▶ The exercise: Output the lines exactly, from the one where "Write a Python" appears through the one where "df = pd.DataFrame(rows)" appears. Images are left out.

/---

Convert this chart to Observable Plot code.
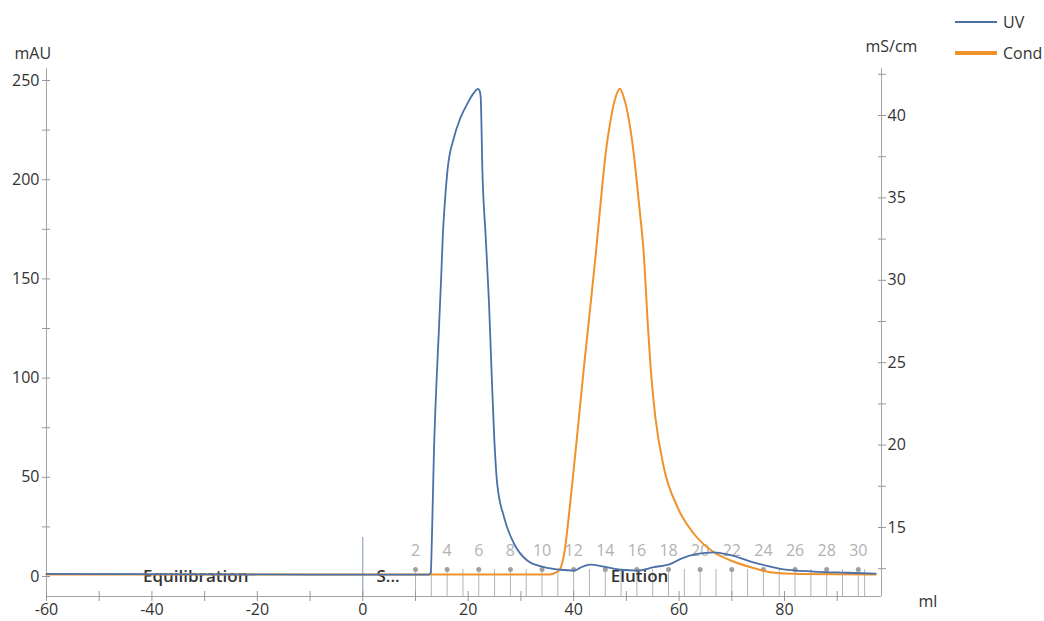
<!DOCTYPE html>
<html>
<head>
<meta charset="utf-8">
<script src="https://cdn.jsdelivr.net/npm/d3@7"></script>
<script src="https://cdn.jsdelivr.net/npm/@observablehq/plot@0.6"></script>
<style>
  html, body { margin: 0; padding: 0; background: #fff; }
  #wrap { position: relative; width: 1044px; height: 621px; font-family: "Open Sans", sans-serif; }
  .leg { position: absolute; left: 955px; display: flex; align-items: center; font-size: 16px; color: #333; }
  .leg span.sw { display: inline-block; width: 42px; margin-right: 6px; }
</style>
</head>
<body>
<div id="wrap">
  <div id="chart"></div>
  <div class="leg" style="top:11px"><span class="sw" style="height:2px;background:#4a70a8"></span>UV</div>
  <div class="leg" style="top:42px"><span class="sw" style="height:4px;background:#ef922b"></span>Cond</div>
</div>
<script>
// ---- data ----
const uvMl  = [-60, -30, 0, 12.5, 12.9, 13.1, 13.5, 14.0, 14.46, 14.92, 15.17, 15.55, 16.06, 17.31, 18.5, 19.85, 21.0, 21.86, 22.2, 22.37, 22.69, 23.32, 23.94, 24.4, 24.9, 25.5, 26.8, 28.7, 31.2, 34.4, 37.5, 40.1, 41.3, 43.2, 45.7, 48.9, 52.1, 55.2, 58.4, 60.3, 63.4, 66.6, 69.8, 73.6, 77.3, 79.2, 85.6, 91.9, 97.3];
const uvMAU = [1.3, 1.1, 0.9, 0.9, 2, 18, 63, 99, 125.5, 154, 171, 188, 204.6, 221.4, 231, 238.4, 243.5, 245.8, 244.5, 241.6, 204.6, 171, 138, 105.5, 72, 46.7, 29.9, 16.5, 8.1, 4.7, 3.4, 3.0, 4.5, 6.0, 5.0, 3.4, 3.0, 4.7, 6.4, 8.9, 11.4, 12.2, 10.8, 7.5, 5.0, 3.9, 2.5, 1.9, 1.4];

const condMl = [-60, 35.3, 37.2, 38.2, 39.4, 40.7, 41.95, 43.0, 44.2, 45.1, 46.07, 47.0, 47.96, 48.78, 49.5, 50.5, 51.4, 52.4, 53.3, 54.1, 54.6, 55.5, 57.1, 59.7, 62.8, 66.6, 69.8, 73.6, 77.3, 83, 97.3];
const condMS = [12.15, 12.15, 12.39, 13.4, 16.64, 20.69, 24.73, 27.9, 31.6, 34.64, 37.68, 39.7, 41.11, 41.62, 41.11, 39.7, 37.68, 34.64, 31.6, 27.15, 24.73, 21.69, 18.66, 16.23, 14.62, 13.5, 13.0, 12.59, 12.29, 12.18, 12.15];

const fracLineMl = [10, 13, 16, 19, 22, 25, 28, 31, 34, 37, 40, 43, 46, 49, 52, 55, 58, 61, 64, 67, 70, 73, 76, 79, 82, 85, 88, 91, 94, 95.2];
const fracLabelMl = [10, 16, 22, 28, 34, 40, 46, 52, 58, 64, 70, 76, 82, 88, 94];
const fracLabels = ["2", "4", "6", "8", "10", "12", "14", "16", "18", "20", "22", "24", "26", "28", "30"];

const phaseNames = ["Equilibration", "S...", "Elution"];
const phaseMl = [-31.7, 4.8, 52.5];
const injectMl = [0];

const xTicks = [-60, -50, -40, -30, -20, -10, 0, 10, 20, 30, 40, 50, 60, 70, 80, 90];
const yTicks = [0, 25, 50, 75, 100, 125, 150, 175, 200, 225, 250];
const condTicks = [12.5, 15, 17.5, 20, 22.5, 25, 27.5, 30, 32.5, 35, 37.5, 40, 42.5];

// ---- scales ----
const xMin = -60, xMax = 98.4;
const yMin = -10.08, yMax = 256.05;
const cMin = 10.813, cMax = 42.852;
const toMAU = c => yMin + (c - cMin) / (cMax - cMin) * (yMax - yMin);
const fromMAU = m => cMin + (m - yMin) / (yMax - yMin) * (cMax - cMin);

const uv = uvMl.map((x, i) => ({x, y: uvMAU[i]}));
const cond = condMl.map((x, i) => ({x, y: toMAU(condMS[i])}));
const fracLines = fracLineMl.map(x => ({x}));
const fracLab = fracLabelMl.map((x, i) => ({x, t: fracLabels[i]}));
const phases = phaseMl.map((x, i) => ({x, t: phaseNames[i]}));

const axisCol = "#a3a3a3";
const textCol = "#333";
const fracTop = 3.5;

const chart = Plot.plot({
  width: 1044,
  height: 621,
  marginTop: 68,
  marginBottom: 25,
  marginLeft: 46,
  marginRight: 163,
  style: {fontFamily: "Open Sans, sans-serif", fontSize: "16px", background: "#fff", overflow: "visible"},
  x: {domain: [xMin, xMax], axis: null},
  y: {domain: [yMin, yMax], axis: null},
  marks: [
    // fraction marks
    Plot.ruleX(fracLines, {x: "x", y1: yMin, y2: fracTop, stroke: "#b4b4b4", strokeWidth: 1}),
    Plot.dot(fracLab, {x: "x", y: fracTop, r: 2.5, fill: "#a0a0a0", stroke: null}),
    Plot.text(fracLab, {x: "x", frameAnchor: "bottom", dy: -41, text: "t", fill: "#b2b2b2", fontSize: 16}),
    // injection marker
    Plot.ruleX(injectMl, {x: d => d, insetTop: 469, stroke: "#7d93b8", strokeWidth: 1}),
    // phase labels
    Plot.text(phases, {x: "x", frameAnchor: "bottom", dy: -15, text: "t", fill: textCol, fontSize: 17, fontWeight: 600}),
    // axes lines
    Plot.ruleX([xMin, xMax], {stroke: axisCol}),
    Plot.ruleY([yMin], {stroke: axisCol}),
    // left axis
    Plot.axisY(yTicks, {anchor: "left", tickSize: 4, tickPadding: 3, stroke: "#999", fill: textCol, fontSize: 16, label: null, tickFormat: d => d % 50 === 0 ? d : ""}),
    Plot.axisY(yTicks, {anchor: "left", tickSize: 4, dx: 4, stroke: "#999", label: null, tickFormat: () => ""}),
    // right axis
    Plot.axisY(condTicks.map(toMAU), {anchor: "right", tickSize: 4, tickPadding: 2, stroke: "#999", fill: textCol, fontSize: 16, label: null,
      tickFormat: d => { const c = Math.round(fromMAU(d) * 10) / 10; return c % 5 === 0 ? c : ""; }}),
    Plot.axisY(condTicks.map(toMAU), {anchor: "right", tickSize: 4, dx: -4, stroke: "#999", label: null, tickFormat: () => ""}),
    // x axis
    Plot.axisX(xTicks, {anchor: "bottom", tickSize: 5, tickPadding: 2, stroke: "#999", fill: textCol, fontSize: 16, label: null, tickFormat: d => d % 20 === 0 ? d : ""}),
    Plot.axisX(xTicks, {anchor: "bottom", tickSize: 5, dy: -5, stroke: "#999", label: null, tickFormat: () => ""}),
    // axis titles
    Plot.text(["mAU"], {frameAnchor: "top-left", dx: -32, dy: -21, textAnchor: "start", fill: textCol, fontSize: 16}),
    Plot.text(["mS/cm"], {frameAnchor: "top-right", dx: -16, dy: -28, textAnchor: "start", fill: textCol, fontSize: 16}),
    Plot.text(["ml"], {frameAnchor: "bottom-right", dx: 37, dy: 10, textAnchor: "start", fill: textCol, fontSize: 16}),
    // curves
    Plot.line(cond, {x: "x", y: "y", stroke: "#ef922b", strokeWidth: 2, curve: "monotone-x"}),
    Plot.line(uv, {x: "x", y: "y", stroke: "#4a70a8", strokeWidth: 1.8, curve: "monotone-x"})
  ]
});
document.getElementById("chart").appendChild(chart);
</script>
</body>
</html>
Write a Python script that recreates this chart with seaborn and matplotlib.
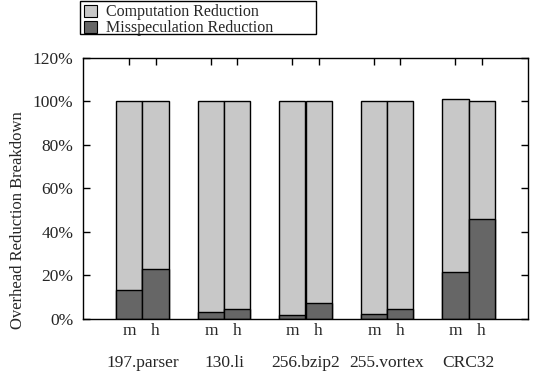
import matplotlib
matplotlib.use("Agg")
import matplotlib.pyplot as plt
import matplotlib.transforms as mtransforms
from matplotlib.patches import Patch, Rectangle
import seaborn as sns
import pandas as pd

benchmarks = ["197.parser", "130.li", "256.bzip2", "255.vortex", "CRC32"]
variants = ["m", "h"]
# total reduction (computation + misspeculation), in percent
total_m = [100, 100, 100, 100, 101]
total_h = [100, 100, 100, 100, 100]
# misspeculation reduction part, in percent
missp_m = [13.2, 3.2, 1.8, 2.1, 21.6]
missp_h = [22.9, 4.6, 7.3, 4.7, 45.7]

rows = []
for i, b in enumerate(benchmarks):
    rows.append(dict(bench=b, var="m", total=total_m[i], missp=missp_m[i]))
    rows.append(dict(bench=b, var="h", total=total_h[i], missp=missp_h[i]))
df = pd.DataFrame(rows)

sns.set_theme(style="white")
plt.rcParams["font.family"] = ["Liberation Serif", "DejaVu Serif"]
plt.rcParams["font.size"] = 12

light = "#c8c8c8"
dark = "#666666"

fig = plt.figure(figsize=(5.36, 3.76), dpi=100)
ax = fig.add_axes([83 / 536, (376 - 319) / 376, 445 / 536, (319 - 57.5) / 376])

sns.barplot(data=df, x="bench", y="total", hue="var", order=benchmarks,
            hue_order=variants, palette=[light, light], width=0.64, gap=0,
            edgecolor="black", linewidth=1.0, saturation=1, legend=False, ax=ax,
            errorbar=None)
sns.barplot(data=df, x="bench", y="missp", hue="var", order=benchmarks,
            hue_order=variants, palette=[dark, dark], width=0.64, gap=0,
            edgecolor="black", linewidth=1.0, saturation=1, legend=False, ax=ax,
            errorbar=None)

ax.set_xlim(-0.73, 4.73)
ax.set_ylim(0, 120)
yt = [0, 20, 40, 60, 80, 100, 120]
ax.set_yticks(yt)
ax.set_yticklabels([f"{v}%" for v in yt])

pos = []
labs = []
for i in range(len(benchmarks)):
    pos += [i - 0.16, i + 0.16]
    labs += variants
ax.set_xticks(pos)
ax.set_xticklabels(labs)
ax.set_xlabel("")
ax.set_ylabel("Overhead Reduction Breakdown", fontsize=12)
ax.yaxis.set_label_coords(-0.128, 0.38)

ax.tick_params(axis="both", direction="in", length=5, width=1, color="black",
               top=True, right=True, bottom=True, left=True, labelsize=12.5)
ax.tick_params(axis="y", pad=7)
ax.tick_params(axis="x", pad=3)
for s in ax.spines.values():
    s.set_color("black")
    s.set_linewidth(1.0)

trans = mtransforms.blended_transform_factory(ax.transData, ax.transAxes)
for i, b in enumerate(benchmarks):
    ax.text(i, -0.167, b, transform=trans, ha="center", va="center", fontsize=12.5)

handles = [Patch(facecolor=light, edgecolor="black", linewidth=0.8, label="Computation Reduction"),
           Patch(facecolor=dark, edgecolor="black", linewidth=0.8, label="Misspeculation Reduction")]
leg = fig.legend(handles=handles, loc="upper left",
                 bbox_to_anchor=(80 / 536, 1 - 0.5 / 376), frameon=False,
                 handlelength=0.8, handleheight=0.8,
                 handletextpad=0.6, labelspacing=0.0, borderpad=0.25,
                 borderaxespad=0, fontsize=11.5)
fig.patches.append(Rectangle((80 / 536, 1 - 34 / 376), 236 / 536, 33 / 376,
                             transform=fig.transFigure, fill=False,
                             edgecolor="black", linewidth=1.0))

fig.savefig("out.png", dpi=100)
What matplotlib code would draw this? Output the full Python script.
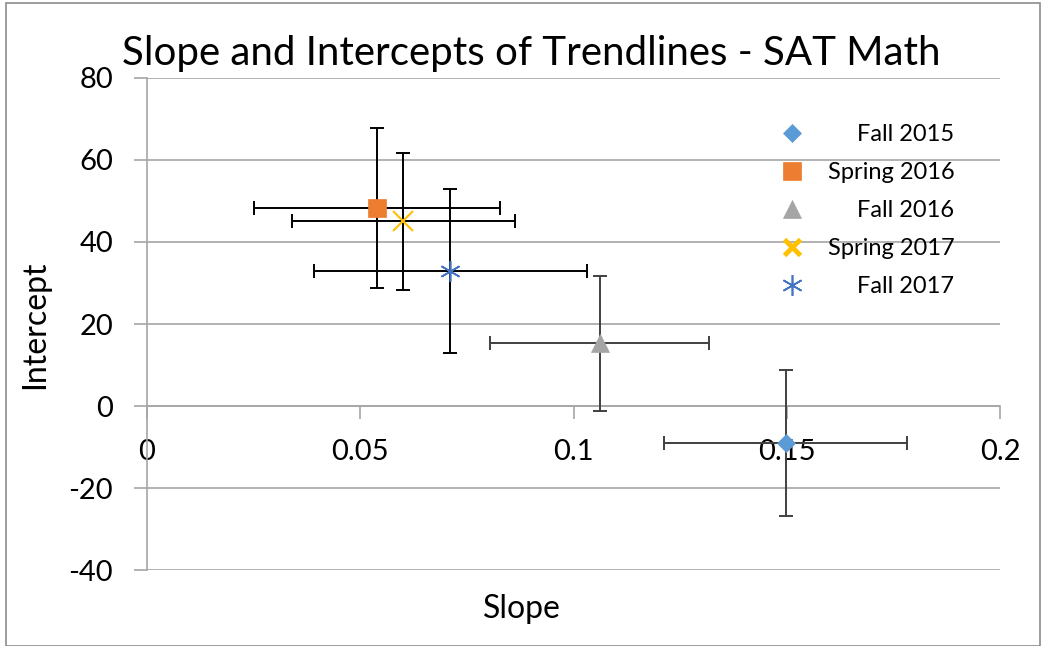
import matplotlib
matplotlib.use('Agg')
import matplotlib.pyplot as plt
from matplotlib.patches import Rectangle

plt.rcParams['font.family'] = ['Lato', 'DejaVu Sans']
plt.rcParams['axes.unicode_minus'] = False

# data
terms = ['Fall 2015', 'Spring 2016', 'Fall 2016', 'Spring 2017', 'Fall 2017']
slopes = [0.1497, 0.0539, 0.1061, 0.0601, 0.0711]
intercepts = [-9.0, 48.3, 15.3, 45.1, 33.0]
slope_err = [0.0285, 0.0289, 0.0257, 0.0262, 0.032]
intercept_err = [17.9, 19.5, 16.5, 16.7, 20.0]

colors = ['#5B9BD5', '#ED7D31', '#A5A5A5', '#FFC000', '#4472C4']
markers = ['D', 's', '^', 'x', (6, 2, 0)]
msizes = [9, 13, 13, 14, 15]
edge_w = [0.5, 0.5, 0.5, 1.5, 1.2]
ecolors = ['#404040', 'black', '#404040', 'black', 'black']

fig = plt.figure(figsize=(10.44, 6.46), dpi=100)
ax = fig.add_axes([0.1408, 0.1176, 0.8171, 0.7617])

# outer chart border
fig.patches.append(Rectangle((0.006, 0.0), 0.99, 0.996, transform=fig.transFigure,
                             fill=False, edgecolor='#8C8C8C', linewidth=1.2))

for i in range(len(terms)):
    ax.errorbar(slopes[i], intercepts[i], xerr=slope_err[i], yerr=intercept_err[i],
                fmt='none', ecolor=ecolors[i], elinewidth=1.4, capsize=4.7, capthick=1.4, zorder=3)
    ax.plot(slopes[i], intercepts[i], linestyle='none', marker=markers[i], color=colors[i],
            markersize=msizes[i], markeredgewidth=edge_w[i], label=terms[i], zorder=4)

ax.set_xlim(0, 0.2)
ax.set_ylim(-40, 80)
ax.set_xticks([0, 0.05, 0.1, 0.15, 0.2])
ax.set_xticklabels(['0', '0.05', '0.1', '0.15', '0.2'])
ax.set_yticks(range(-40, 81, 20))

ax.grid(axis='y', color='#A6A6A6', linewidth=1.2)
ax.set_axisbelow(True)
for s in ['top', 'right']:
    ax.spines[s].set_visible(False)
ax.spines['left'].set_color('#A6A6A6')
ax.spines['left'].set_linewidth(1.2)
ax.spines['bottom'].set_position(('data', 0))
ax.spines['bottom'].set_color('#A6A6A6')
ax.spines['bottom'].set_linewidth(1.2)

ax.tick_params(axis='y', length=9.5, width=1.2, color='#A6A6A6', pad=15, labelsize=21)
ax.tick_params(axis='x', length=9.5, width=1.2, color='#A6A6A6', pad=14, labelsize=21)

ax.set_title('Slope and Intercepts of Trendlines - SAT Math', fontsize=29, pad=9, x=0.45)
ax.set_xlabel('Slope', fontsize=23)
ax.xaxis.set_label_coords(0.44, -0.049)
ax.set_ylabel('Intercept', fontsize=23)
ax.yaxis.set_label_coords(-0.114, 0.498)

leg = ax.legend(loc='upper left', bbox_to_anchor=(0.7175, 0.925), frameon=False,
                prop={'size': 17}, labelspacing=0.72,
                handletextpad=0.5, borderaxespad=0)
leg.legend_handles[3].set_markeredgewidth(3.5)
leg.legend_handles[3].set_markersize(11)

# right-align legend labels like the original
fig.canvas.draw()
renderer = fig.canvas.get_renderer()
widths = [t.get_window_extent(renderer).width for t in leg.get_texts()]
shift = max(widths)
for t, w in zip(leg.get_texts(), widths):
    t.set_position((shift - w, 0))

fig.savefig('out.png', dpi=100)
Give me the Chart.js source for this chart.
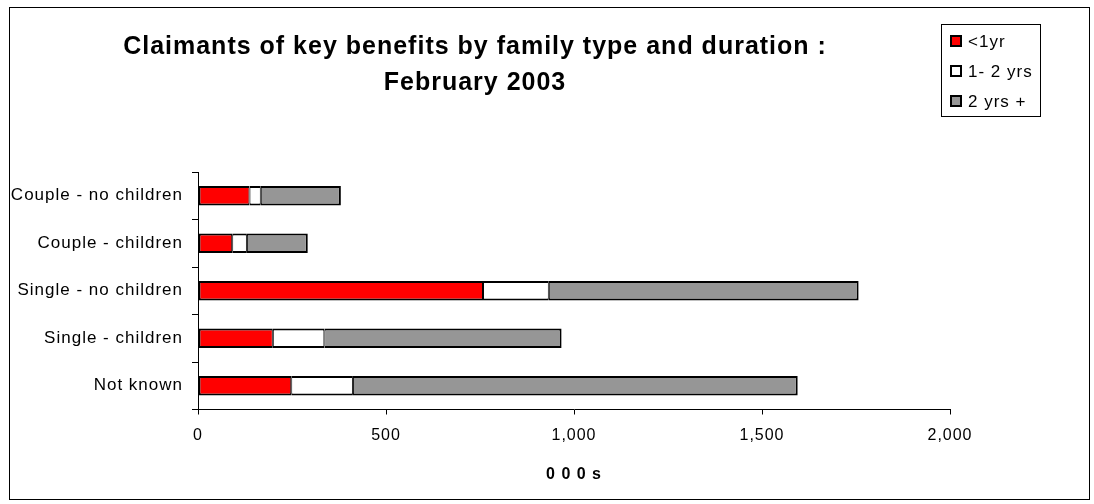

\---

▶ Task output:
Write a Python script that recreates this chart with seaborn and matplotlib.
import matplotlib
matplotlib.use("Agg")
import matplotlib.pyplot as plt
import matplotlib.transforms as mtransforms
from matplotlib.patches import Patch, Rectangle
import seaborn as sns
import pandas as pd

benchmarks = ["197.parser", "130.li", "256.bzip2", "255.vortex", "CRC32"]
variants = ["m", "h"]
# total reduction (computation + misspeculation), in percent
total_m = [100, 100, 100, 100, 101]
total_h = [100, 100, 100, 100, 100]
# misspeculation reduction part, in percent
missp_m = [13.2, 3.2, 1.8, 2.1, 21.6]
missp_h = [22.9, 4.6, 7.3, 4.7, 45.7]

rows = []
for i, b in enumerate(benchmarks):
    rows.append(dict(bench=b, var="m", total=total_m[i], missp=missp_m[i]))
    rows.append(dict(bench=b, var="h", total=total_h[i], missp=missp_h[i]))
df = pd.DataFrame(rows)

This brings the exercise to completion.